JOB:
Omit all pictures. Copy the rest of the material exactly.

SUPPLIED MATERIAL:
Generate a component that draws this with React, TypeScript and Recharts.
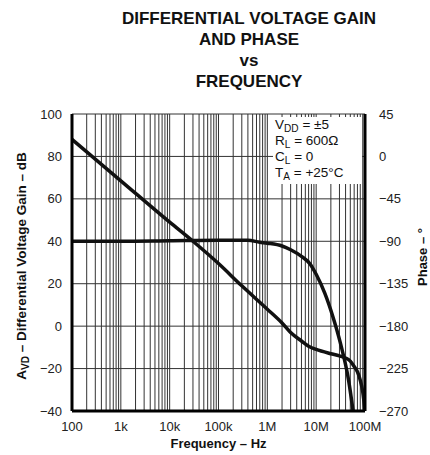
import { CartesianGrid, Line, LineChart, XAxis, YAxis } from 'recharts'

// gain curve, A_VD in dB vs frequency in Hz
const gainFreq = [100, 1e3, 1e4, 3e4, 1e5, 3e5, 1e6, 2e6, 3e6, 5e6, 7e6, 1e7, 2e7, 3e7, 4e7, 5e7, 6e7, 7e7, 8e7, 9e7, 1e8]
const gainDb = [88, 68.5, 49, 40, 29.5, 19, 8, 1.5, -3, -7, -9.5, -11, -13, -14, -15, -16.5, -19, -21.5, -25.5, -31, -40]

// phase curve, degrees vs frequency in Hz
const phaseFreq = [100, 1e3, 1e4, 1e5, 4e5, 7e5, 1e6, 2e6, 3e6, 5e6, 7.5e6, 1e7, 1.5e7, 2.2e7, 3.1e7, 4.6e7, 5.7e7]
const phaseDeg = [-90, -90, -89.5, -89, -89, -91, -92, -95, -99, -106, -114, -125, -145, -170, -197, -237, -270]

const decades = [100, 1e3, 1e4, 1e5, 1e6, 1e7, 1e8]
const decadeLabels = ['100', '1k', '10k', '100k', '1M', '10M', '100M']
const minorSteps = [1, 2, 3, 4, 5, 6, 7, 8, 9]

const gainTicks = [-40, -20, 0, 20, 40, 60, 80, 100]
const phaseTicks = [-270, -225, -180, -135, -90, -45, 0, 45]

const gainData = gainFreq.map((f, i) => ({ f, v: gainDb[i] }))
const phaseData = phaseFreq.map((f, i) => ({ f, v: phaseDeg[i] }))

const gridTicks: number[] = []
decades.slice(0, -1).forEach((d) => minorSteps.forEach((m) => gridTicks.push(d * m)))
gridTicks.push(decades[decades.length - 1])

function freqLabel(value: number): string {
  const idx = decades.findIndex((d) => Math.abs(d - value) / d < 1e-6)
  return idx >= 0 ? decadeLabels[idx] : ''
}

const minus = (n: number) => (n < 0 ? `\u2212${-n}` : `${n}`)

const frame = { stroke: '#000', strokeWidth: 3 }
const tickStyle = { fontSize: 13, fill: '#222', fontFamily: '"Liberation Sans", Arial, sans-serif' }

const sub = { fontSize: '0.75em', position: 'relative' as const, top: '0.25em', lineHeight: 0 }

export default function App() {
  return (
    <div
      style={{
        position: 'absolute',
        left: 0,
        top: 0,
        width: 430,
        height: 455,
        background: '#fff',
        fontFamily: '"Liberation Sans", Arial, sans-serif',
        color: '#111',
      }}
    >
      <div
        style={{
          position: 'absolute',
          left: 69,
          top: 8,
          width: 360,
          textAlign: 'center',
          fontWeight: 'bold',
          fontSize: 17,
          lineHeight: '21px',
        }}
      >
        DIFFERENTIAL VOLTAGE GAIN
        <br />
        AND PHASE
        <br />
        vs
        <br />
        FREQUENCY
      </div>

      <LineChart width={430} height={455} margin={{ top: 114, right: 0, bottom: 0, left: 0 }}>
        <CartesianGrid stroke="#333" strokeWidth={1} yAxisId="gain" />
        <XAxis
          dataKey="f"
          type="number"
          scale="log"
          domain={[100, 1e8]}
          allowDataOverflow
          ticks={gridTicks}
          interval={0}
          tickFormatter={freqLabel}
          tickLine={false}
          tickSize={0}
          tickMargin={11}
          axisLine={frame}
          tick={tickStyle}
          height={44}
        />
        <XAxis
          xAxisId="top"
          orientation="top"
          dataKey="f"
          type="number"
          scale="log"
          domain={[100, 1e8]}
          allowDataOverflow
          tick={false}
          tickLine={false}
          axisLine={frame}
          height={0}
        />
        <YAxis
          yAxisId="gain"
          domain={[-40, 100]}
          ticks={gainTicks}
          interval={0}
          allowDataOverflow
          tickFormatter={minus}
          tickLine={false}
          tickSize={0}
          tickMargin={10}
          axisLine={frame}
          tick={tickStyle}
          width={72}
        />
        <YAxis
          yAxisId="phase"
          orientation="right"
          domain={[-270, 45]}
          ticks={phaseTicks}
          interval={0}
          allowDataOverflow
          tickFormatter={minus}
          tickLine={false}
          tickSize={0}
          tickMargin={14}
          axisLine={frame}
          tick={{ ...tickStyle, textAnchor: 'start' }}
          width={65}
        />
        <Line
          data={gainData}
          dataKey="v"
          yAxisId="gain"
          type="monotone"
          stroke="#111"
          strokeWidth={3.5}
          dot={false}
          isAnimationActive={false}
        />
        <Line
          data={phaseData}
          dataKey="v"
          yAxisId="phase"
          type="monotone"
          stroke="#111"
          strokeWidth={3.5}
          dot={false}
          isAnimationActive={false}
        />
      </LineChart>

      <div
        style={{
          position: 'absolute',
          left: 273,
          top: 117,
          width: 89,
          height: 67,
          background: '#fff',
          fontSize: 13.5,
          lineHeight: '16px',
          paddingLeft: 2,
          boxSizing: 'border-box',
        }}
      >
        <div>
          V<span style={sub}>DD</span> = ±5
        </div>
        <div>
          R<span style={sub}>L</span> = 600Ω
        </div>
        <div>
          C<span style={sub}>L</span> = 0
        </div>
        <div>
          T<span style={sub}>A</span> = +25°C
        </div>
      </div>

      <div
        style={{
          position: 'absolute',
          left: 22 - 160,
          top: 266 - 9,
          width: 320,
          height: 18,
          lineHeight: '18px',
          textAlign: 'center',
          fontWeight: 'bold',
          fontSize: 13.5,
          transform: 'rotate(-90deg)',
        }}
      >
        A<span style={sub}>VD</span> – Differential Voltage Gain – dB
      </div>

      <div
        style={{
          position: 'absolute',
          left: 423 - 60,
          top: 257 - 9,
          width: 120,
          height: 18,
          lineHeight: '18px',
          textAlign: 'center',
          fontWeight: 'bold',
          fontSize: 13,
          transform: 'rotate(-90deg)',
        }}
      >
        Phase – °
      </div>

      <div
        style={{
          position: 'absolute',
          left: 72,
          top: 436,
          width: 293,
          textAlign: 'center',
          fontWeight: 'bold',
          fontSize: 13,
          lineHeight: '16px',
        }}
      >
        Frequency – Hz
      </div>
    </div>
  )
}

SOLUTION FOR THIS EXERCISE:
Generate a component that draws this with React, TypeScript and Recharts.
import { CartesianGrid, Line, LineChart, XAxis, YAxis } from 'recharts'

// gain curve, A_VD in dB vs frequency in Hz
const gainFreq = [100, 1e3, 1e4, 3e4, 1e5, 3e5, 1e6, 2e6, 3e6, 5e6, 7e6, 1e7, 2e7, 3e7, 4e7, 5e7, 6e7, 7e7, 8e7, 9e7, 1e8]
const gainDb = [88, 68.5, 49, 40, 29.5, 19, 8, 1.5, -3, -7, -9.5, -11, -13, -14, -15, -16.5, -19, -21.5, -25.5, -31, -40]

// phase curve, degrees vs frequency in Hz
const phaseFreq = [100, 1e3, 1e4, 1e5, 4e5, 7e5, 1e6, 2e6, 3e6, 5e6, 7.5e6, 1e7, 1.5e7, 2.2e7, 3.1e7, 4.6e7, 5.7e7]
const phaseDeg = [-90, -90, -89.5, -89, -89, -91, -92, -95, -99, -106, -114, -125, -145, -170, -197, -237, -270]

const decades = [100, 1e3, 1e4, 1e5, 1e6, 1e7, 1e8]
const decadeLabels = ['100', '1k', '10k', '100k', '1M', '10M', '100M']
const minorSteps = [1, 2, 3, 4, 5, 6, 7, 8, 9]

const gainTicks = [-40, -20, 0, 20, 40, 60, 80, 100]
const phaseTicks = [-270, -225, -180, -135, -90, -45, 0, 45]

const gainData = gainFreq.map((f, i) => ({ f, v: gainDb[i] }))
const phaseData = phaseFreq.map((f, i) => ({ f, v: phaseDeg[i] }))

const gridTicks: number[] = []
decades.slice(0, -1).forEach((d) => minorSteps.forEach((m) => gridTicks.push(d * m)))
gridTicks.push(decades[decades.length - 1])

function freqLabel(value: number): string {
  const idx = decades.findIndex((d) => Math.abs(d - value) / d < 1e-6)
  return idx >= 0 ? decadeLabels[idx] : ''
}

const minus = (n: number) => (n < 0 ? `\u2212${-n}` : `${n}`)

const frame = { stroke: '#000', strokeWidth: 3 }
const tickStyle = { fontSize: 13, fill: '#222', fontFamily: '"Liberation Sans", Arial, sans-serif' }

const sub = { fontSize: '0.75em', position: 'relative' as const, top: '0.25em', lineHeight: 0 }

export default function App() {
  return (
    <div
      style={{
        position: 'absolute',
        left: 0,
        top: 0,
        width: 430,
        height: 455,
        background: '#fff',
        fontFamily: '"Liberation Sans", Arial, sans-serif',
        color: '#111',
      }}
    >
      <div
        style={{
          position: 'absolute',
          left: 69,
          top: 8,
          width: 360,
          textAlign: 'center',
          fontWeight: 'bold',
          fontSize: 17,
          lineHeight: '21px',
        }}
      >
        DIFFERENTIAL VOLTAGE GAIN
        <br />
        AND PHASE
        <br />
        vs
        <br />
        FREQUENCY
      </div>

      <LineChart width={430} height={455} margin={{ top: 114, right: 0, bottom: 0, left: 0 }}>
        <CartesianGrid stroke="#333" strokeWidth={1} yAxisId="gain" />
        <XAxis
          dataKey="f"
          type="number"
          scale="log"
          domain={[100, 1e8]}
          allowDataOverflow
          ticks={gridTicks}
          interval={0}
          tickFormatter={freqLabel}
          tickLine={false}
          tickSize={0}
          tickMargin={11}
          axisLine={frame}
          tick={tickStyle}
          height={44}
        />
        <XAxis
          xAxisId="top"
          orientation="top"
          dataKey="f"
          type="number"
          scale="log"
          domain={[100, 1e8]}
          allowDataOverflow
          tick={false}
          tickLine={false}
          axisLine={frame}
          height={0}
        />
        <YAxis
          yAxisId="gain"
          domain={[-40, 100]}
          ticks={gainTicks}
          interval={0}
          allowDataOverflow
          tickFormatter={minus}
          tickLine={false}
          tickSize={0}
          tickMargin={10}
          axisLine={frame}
          tick={tickStyle}
          width={72}
        />
        <YAxis
          yAxisId="phase"
          orientation="right"
          domain={[-270, 45]}
          ticks={phaseTicks}
          interval={0}
          allowDataOverflow
          tickFormatter={minus}
          tickLine={false}
          tickSize={0}
          tickMargin={14}
          axisLine={frame}
          tick={{ ...tickStyle, textAnchor: 'start' }}
          width={65}
        />
        <Line
          data={gainData}
          dataKey="v"
          yAxisId="gain"
          type="monotone"
          stroke="#111"
          strokeWidth={3.5}
          dot={false}
          isAnimationActive={false}
        />
        <Line
          data={phaseData}
          dataKey="v"
          yAxisId="phase"
          type="monotone"
          stroke="#111"
          strokeWidth={3.5}
          dot={false}
          isAnimationActive={false}
        />
      </LineChart>

      <div
        style={{
          position: 'absolute',
          left: 273,
          top: 117,
          width: 89,
          height: 67,
          background: '#fff',
          fontSize: 13.5,
          lineHeight: '16px',
          paddingLeft: 2,
          boxSizing: 'border-box',
        }}
      >
        <div>
          V<span style={sub}>DD</span> = ±5
        </div>
        <div>
          R<span style={sub}>L</span> = 600Ω
        </div>
        <div>
          C<span style={sub}>L</span> = 0
        </div>
        <div>
          T<span style={sub}>A</span> = +25°C
        </div>
      </div>

      <div
        style={{
          position: 'absolute',
          left: 22 - 160,
          top: 266 - 9,
          width: 320,
          height: 18,
          lineHeight: '18px',
          textAlign: 'center',
          fontWeight: 'bold',
          fontSize: 13.5,
          transform: 'rotate(-90deg)',
        }}
      >
        A<span style={sub}>VD</span> – Differential Voltage Gain – dB
      </div>

      <div
        style={{
          position: 'absolute',
          left: 423 - 60,
          top: 257 - 9,
          width: 120,
          height: 18,
          lineHeight: '18px',
          textAlign: 'center',
          fontWeight: 'bold',
          fontSize: 13,
          transform: 'rotate(-90deg)',
        }}
      >
        Phase – °
      </div>

      <div
        style={{
          position: 'absolute',
          left: 72,
          top: 436,
          width: 293,
          textAlign: 'center',
          fontWeight: 'bold',
          fontSize: 13,
          lineHeight: '16px',
        }}
      >
        Frequency – Hz
      </div>
    </div>
  )
}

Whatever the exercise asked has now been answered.